Diese Rechtslage verkannte die belangte Behörde, womit sie ihren Bescheid mit Rechtswidrigkeit des Inhaltes belastet hat.

Der angefochtene Bescheid war daher gemäß § 42 Abs. 2 Z. 1 VwGG aufzuheben.

Bezüglich der zitierten Entscheidung des Verwaltungsgerichtshofes wird auf Art. 14 Abs. 4 seiner Geschäftsordnung BGBl. Nr. 45/1965, hingewiesen.

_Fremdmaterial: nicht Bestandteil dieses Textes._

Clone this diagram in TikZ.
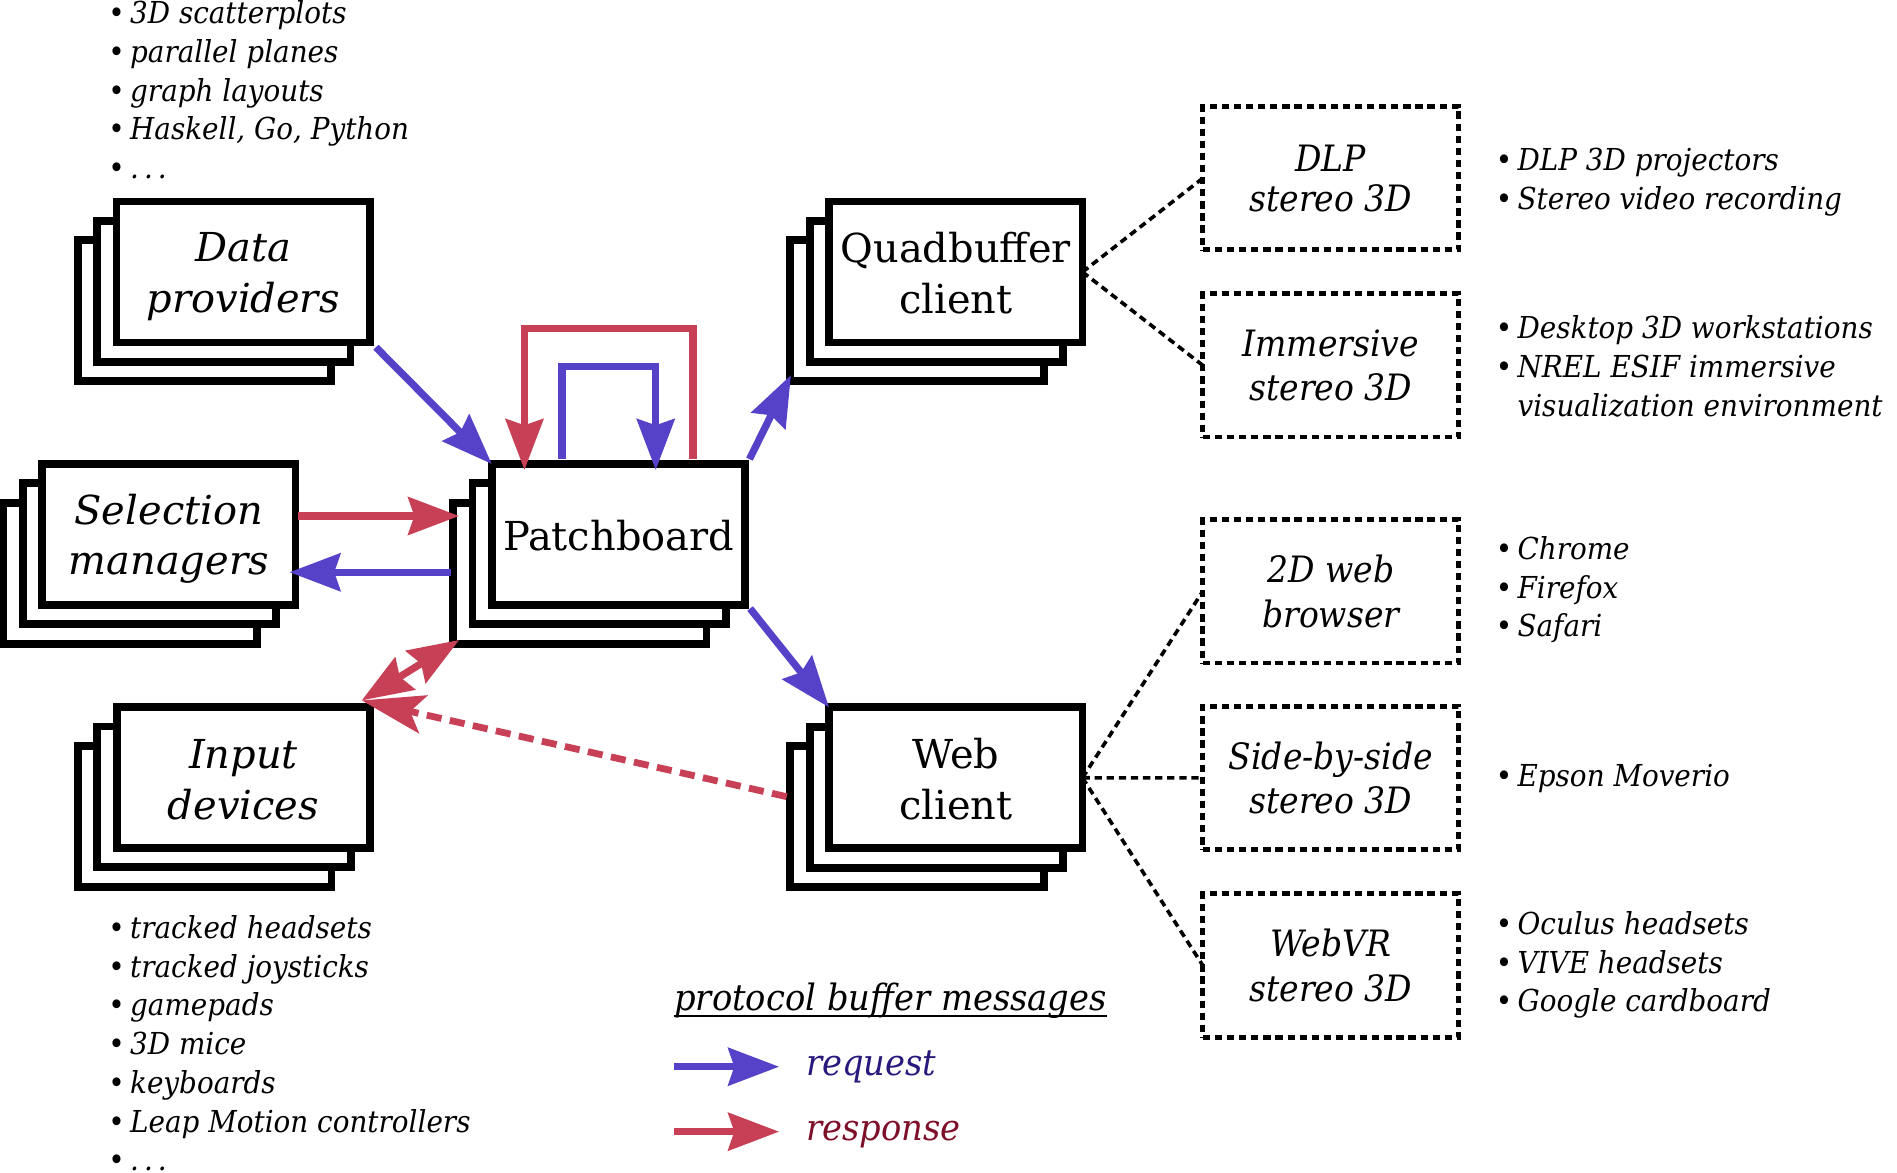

Die Entscheidung über den Aufwandersatz beruht auf den § 47 ff VwGG in Verbindung mit der Verordnung BGBl. Nr. 243/1985. Das über den in Art. I A Z. 1 dieser Verordnung festgesetzten Pauschalbetrag für Schriftsatzaufwand hinausgehende Mehrbegehren war abzuweisen, weil diesem Begehren die gesetzliche Grundlage fehlt.